-- START DATASET ENTRIES --

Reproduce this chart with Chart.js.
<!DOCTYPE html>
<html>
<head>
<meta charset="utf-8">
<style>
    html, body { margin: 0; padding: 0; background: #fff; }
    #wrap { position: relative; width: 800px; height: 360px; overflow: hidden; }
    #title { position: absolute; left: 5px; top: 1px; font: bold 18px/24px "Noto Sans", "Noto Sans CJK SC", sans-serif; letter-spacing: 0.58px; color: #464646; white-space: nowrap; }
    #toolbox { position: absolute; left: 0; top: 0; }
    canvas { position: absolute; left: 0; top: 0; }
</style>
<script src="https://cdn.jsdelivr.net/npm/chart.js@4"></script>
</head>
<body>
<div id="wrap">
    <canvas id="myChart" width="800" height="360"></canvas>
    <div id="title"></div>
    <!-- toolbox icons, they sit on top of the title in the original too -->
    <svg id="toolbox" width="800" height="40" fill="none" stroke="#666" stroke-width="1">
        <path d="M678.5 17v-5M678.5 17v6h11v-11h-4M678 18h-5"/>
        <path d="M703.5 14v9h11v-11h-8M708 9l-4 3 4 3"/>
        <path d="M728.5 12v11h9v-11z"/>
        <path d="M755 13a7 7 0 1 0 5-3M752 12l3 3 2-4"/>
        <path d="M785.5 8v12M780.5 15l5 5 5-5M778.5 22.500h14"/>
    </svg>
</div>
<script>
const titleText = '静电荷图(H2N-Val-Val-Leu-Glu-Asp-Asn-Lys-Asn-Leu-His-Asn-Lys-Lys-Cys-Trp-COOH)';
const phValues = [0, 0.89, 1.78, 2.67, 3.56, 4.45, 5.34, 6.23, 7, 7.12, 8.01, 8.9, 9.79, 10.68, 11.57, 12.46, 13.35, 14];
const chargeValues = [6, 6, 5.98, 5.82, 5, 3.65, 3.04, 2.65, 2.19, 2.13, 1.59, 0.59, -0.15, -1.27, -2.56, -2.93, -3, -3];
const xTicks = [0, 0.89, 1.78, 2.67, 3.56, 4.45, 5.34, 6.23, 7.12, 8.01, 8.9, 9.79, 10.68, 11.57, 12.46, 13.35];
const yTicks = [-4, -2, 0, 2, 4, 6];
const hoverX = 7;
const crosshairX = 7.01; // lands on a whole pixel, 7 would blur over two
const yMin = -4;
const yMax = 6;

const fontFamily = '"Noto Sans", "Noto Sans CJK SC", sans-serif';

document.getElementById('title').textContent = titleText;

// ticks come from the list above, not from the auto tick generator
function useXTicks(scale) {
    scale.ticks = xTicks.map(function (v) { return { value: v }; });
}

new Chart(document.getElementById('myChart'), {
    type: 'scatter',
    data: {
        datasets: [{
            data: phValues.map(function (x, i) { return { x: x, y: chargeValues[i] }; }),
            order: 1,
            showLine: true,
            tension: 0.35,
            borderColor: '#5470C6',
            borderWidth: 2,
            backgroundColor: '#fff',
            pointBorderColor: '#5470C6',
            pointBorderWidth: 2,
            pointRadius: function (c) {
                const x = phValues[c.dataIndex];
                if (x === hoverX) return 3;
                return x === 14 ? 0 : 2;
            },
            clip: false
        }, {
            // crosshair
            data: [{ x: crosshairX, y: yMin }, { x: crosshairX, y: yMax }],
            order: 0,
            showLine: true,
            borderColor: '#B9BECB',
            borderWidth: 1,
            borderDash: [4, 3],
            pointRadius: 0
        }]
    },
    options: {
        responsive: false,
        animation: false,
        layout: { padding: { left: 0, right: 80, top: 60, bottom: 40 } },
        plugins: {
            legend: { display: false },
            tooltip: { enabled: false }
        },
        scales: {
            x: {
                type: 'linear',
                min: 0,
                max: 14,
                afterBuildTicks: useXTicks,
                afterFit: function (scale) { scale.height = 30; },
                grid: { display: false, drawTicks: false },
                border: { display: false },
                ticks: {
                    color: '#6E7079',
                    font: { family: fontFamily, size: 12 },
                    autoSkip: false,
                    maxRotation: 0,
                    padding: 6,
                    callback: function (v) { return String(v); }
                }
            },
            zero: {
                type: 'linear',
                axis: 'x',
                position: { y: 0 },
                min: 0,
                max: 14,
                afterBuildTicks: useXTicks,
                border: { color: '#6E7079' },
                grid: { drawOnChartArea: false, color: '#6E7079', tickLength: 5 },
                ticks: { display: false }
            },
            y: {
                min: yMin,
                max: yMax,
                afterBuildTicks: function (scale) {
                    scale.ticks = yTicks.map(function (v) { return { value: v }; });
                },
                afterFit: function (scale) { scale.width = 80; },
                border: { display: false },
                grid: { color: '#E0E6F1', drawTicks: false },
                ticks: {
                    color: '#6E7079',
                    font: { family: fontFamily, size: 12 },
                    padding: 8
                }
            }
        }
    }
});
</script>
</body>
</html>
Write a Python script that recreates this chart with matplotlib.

-- END DATASET ENTRIES --

* PROBLEM DESCRIPTION
From the records above, extract each line exactly as shown.

* SOLUTION TO THE EXERCISE
Reproduce this chart with Chart.js.
<!DOCTYPE html>
<html>
<head>
<meta charset="utf-8">
<style>
    html, body { margin: 0; padding: 0; background: #fff; }
    #wrap { position: relative; width: 800px; height: 360px; overflow: hidden; }
    #title { position: absolute; left: 5px; top: 1px; font: bold 18px/24px "Noto Sans", "Noto Sans CJK SC", sans-serif; letter-spacing: 0.58px; color: #464646; white-space: nowrap; }
    #toolbox { position: absolute; left: 0; top: 0; }
    canvas { position: absolute; left: 0; top: 0; }
</style>
<script src="https://cdn.jsdelivr.net/npm/chart.js@4"></script>
</head>
<body>
<div id="wrap">
    <canvas id="myChart" width="800" height="360"></canvas>
    <div id="title"></div>
    <!-- toolbox icons, they sit on top of the title in the original too -->
    <svg id="toolbox" width="800" height="40" fill="none" stroke="#666" stroke-width="1">
        <path d="M678.5 17v-5M678.5 17v6h11v-11h-4M678 18h-5"/>
        <path d="M703.5 14v9h11v-11h-8M708 9l-4 3 4 3"/>
        <path d="M728.5 12v11h9v-11z"/>
        <path d="M755 13a7 7 0 1 0 5-3M752 12l3 3 2-4"/>
        <path d="M785.5 8v12M780.5 15l5 5 5-5M778.5 22.500h14"/>
    </svg>
</div>
<script>
const titleText = '静电荷图(H2N-Val-Val-Leu-Glu-Asp-Asn-Lys-Asn-Leu-His-Asn-Lys-Lys-Cys-Trp-COOH)';
const phValues = [0, 0.89, 1.78, 2.67, 3.56, 4.45, 5.34, 6.23, 7, 7.12, 8.01, 8.9, 9.79, 10.68, 11.57, 12.46, 13.35, 14];
const chargeValues = [6, 6, 5.98, 5.82, 5, 3.65, 3.04, 2.65, 2.19, 2.13, 1.59, 0.59, -0.15, -1.27, -2.56, -2.93, -3, -3];
const xTicks = [0, 0.89, 1.78, 2.67, 3.56, 4.45, 5.34, 6.23, 7.12, 8.01, 8.9, 9.79, 10.68, 11.57, 12.46, 13.35];
const yTicks = [-4, -2, 0, 2, 4, 6];
const hoverX = 7;
const crosshairX = 7.01; // lands on a whole pixel, 7 would blur over two
const yMin = -4;
const yMax = 6;

const fontFamily = '"Noto Sans", "Noto Sans CJK SC", sans-serif';

document.getElementById('title').textContent = titleText;

// ticks come from the list above, not from the auto tick generator
function useXTicks(scale) {
    scale.ticks = xTicks.map(function (v) { return { value: v }; });
}

new Chart(document.getElementById('myChart'), {
    type: 'scatter',
    data: {
        datasets: [{
            data: phValues.map(function (x, i) { return { x: x, y: chargeValues[i] }; }),
            order: 1,
            showLine: true,
            tension: 0.35,
            borderColor: '#5470C6',
            borderWidth: 2,
            backgroundColor: '#fff',
            pointBorderColor: '#5470C6',
            pointBorderWidth: 2,
            pointRadius: function (c) {
                const x = phValues[c.dataIndex];
                if (x === hoverX) return 3;
                return x === 14 ? 0 : 2;
            },
            clip: false
        }, {
            // crosshair
            data: [{ x: crosshairX, y: yMin }, { x: crosshairX, y: yMax }],
            order: 0,
            showLine: true,
            borderColor: '#B9BECB',
            borderWidth: 1,
            borderDash: [4, 3],
            pointRadius: 0
        }]
    },
    options: {
        responsive: false,
        animation: false,
        layout: { padding: { left: 0, right: 80, top: 60, bottom: 40 } },
        plugins: {
            legend: { display: false },
            tooltip: { enabled: false }
        },
        scales: {
            x: {
                type: 'linear',
                min: 0,
                max: 14,
                afterBuildTicks: useXTicks,
                afterFit: function (scale) { scale.height = 30; },
                grid: { display: false, drawTicks: false },
                border: { display: false },
                ticks: {
                    color: '#6E7079',
                    font: { family: fontFamily, size: 12 },
                    autoSkip: false,
                    maxRotation: 0,
                    padding: 6,
                    callback: function (v) { return String(v); }
                }
            },
            zero: {
                type: 'linear',
                axis: 'x',
                position: { y: 0 },
                min: 0,
                max: 14,
                afterBuildTicks: useXTicks,
                border: { color: '#6E7079' },
                grid: { drawOnChartArea: false, color: '#6E7079', tickLength: 5 },
                ticks: { display: false }
            },
            y: {
                min: yMin,
                max: yMax,
                afterBuildTicks: function (scale) {
                    scale.ticks = yTicks.map(function (v) { return { value: v }; });
                },
                afterFit: function (scale) { scale.width = 80; },
                border: { display: false },
                grid: { color: '#E0E6F1', drawTicks: false },
                ticks: {
                    color: '#6E7079',
                    font: { family: fontFamily, size: 12 },
                    padding: 8
                }
            }
        }
    }
});
</script>
</body>
</html>
Write a Python script that recreates this chart with matplotlib.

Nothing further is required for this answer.